24
Jul

The Future of Business: Profit or Purpose? Or Both?

Gone are the days when a business can solely focus on maximising profits and satisfying shareholders without thinking about its broader societal and environmental purpose. The role of business is rapidly evolving and many companies and organisations today are discovering newer ways of highlighting true purpose and enhancing social impact through their operations.


Most economies organise themselves into three key sectors within which they function – the public sector which includes government bodies; the private sector which includes private businesses; and the non-profits sector, which includes charities and charitable organisations. In recent times, a fourth sector is emerging out of necessity for societal and environmental change.


This fourth sector includes for-benefit and impact enterprises that use market share, influence, and specialised expertise to create sustainable solutions to pressing environmental and social issues. These enterprises are the perfect blend between the private sector and the non-profit sector, seeking to accelerate social good while also making profits. Businesses and organisations in this sector are developing novel ways of doing business by creating positive changes while ensuring continual business prosperity.

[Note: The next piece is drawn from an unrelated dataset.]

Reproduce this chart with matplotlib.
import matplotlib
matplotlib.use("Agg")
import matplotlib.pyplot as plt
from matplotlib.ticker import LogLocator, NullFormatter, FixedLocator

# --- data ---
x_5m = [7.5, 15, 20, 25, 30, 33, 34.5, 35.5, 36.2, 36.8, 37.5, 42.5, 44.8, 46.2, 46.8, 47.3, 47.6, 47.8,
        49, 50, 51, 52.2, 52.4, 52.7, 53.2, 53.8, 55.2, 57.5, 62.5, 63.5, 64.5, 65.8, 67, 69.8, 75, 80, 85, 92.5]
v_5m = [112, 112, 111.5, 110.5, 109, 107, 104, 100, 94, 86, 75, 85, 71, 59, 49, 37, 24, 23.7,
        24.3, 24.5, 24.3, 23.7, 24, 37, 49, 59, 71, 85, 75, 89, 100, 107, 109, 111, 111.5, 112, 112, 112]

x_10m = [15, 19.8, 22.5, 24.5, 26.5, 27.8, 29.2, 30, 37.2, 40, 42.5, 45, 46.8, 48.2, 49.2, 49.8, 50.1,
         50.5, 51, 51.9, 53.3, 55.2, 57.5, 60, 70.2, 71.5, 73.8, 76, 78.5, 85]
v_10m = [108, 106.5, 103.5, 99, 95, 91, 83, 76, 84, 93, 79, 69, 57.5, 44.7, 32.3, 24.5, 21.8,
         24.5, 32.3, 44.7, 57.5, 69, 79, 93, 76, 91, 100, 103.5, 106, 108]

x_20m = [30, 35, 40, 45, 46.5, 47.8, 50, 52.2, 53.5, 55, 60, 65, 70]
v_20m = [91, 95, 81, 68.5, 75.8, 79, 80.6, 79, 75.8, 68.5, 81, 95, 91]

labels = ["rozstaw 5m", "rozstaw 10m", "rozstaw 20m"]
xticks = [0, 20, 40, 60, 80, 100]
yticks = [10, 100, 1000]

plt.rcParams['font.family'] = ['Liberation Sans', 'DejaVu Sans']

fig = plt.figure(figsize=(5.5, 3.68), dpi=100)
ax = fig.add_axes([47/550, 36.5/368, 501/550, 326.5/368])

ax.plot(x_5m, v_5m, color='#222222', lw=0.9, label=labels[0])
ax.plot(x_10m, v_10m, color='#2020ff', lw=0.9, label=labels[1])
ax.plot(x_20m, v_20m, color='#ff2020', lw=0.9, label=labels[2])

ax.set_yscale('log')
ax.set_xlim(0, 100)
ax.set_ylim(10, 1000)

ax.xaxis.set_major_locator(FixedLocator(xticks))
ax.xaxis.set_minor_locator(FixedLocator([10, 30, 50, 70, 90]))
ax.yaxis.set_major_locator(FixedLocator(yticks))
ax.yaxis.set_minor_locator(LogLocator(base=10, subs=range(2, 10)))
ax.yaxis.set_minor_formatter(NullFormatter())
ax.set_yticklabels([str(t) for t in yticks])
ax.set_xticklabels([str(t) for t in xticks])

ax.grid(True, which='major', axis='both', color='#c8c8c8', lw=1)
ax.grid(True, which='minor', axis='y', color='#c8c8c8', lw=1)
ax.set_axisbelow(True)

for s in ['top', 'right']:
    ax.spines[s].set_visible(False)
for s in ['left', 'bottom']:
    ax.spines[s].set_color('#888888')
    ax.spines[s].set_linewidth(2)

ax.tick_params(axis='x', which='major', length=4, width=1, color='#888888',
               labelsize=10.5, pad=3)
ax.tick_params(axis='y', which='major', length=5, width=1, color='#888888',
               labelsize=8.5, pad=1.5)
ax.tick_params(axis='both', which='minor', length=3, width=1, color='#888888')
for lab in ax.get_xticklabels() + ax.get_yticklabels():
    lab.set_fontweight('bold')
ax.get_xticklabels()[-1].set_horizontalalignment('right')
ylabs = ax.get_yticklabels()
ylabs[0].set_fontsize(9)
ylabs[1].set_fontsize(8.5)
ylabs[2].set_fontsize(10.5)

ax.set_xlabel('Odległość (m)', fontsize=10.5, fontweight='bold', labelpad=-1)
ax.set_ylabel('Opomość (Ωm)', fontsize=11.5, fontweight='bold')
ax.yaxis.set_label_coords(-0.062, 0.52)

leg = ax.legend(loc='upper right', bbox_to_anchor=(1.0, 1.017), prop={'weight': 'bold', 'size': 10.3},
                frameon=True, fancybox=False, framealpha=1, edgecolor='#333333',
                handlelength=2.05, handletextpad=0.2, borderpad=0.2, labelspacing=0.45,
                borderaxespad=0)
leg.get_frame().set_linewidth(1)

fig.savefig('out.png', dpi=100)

So, how is the role of business changing from profit to purpose?
In 1970, Nobel Prize-winning economist Milton Freidman argued that the social responsibility of a business was to “make as much money as possible while conforming to basic rules of society”. However, the true purpose of today’s business is changing and is influenced by common underlying themes like minimal environmental and societal harm. No longer is it acceptable for businesses and corporates to solely focus on shareholder satisfaction and profit maximisation without addressing pressing environmental and social issues like climate change, poverty, child labour, gender inequality and environmental degradation, through their operations.
Businesses are realising that ignoring these pressing issues while operating would threaten their future existence and prosperity. These fresh perspectives on a purpose-driven business are also reflected by growing conscious consumerism and stakeholder awareness. Here are some of the growing avenues that businesses are using to accelerate their social impact:

Not-for-Profits (NFPs):
NFPs are organisations that do not operate for personal gain or profit. Profits made by NFPs, if any, must be used to further their cause and purpose by saving for future projects. NFPs include charities, charitable organisations and other community-based organisations, cultural/social societies, sports clubs, etc. Benefits of an NFP include financial gains through tax concessions and social gain by using profits to influence societal development. You can learn more about NFPs here.

Examples:

  The Ellen MacArthur Foundation


  The Aspen Institute

 

Social Enterprises:
Social enterprises are a hybrid between a traditional business and an NFP, and can operate on a for-profit or not-for-profit basis. These organisations make profits and operate with an underlying environmental/social/economic/cultural purpose. Benefits of a social enterprise include strengthened community relationships, income from trade and operations, and positive changes in the community. Learn more about social enterprises here.

Examples:

Ashoka Social Entrepreneurship


     Me to We Social Enterprise


B Corporations (B Corps):
B Corps or “Benefit Corporations” are for-profit businesses that commit to creating a material positive impact on society and the environment through their operations. Businesses can achieve B Corp Certifications once they meet rigorous standards of social and environmental performance, accountability, and transparency. Benefits of B Corps include building relationships, improving positive impact, cost savings and much more. Read more about B Corps here.

Examples:

Patagonia Outdoor Clothing & Gear


Goodee: Where Design meets Purpose


Social Impact/ Sustainability Consultancy Firms:
Many corporations have begun to develop expertise in impact and sustainability strategies and consulting. These companies use profits and expertise to conduct research and analysis on businesses’ social and environmental impacts, and provide detailed plans and strategies to execute and scale their impact. You can learn more about this growing sector here.

Examples:

Tidal Impact: A Global Impact Investment Holding Firm


Realized Worth: A Global CSR Consultancy Firm


Each new approach to doing business has its own set of benefits and limitations, but what is important is that businesses and organisations are now beginning to drive positive changes and accelerate social impact through their operations and services like never before.